Cela implique aussi, pour moi, de dégager une ou des voie(s) stratégique(s) plausible(s) autour d'un (de) programme(s) pointant des objectifs, pour des avancées collectives, dans les émancipations et les transformations des conditions individuelles et collectives.

Sur ce sujet, les propositions des auteur-e-s, me semblent bien en retrait des possibles et du souhaitable.
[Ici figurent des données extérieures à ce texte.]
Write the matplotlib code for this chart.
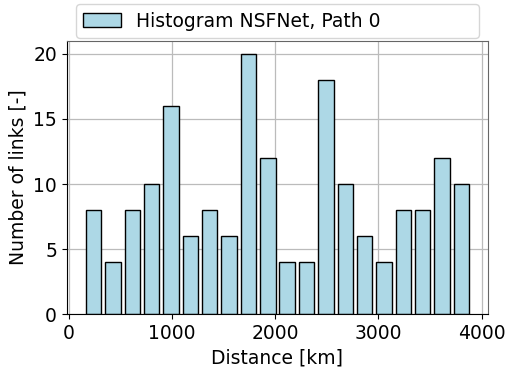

Si certains, au nom d'une stratégie fixée au début du siècle dernier par la révolution russe, rechignent aux propositions politiques concrètes et à l'intervention dans les mondes réels, ce n'est ni une nouveauté ni une excuse. Mais, ne pas dessiner, même en pointillé, même de façon incomplète, des grandes lignes stratégiques plausibles d'une émancipation collective, me semble une régression dans le champ de la théorie et l'activité politique.

Il faut certes être prudent, ne pas assener des arguments d'autorité, prendre en compte les évolutions contradictoires, les expériences différenciées et les connaissances forcement partielles de la réalité, ne pas céder aux recettes ou aux mauvaises habitudes, mais renoncer, c'est se maintenir « sous le charme » c'est aussi se réduire à n'être qu'une « petite main ».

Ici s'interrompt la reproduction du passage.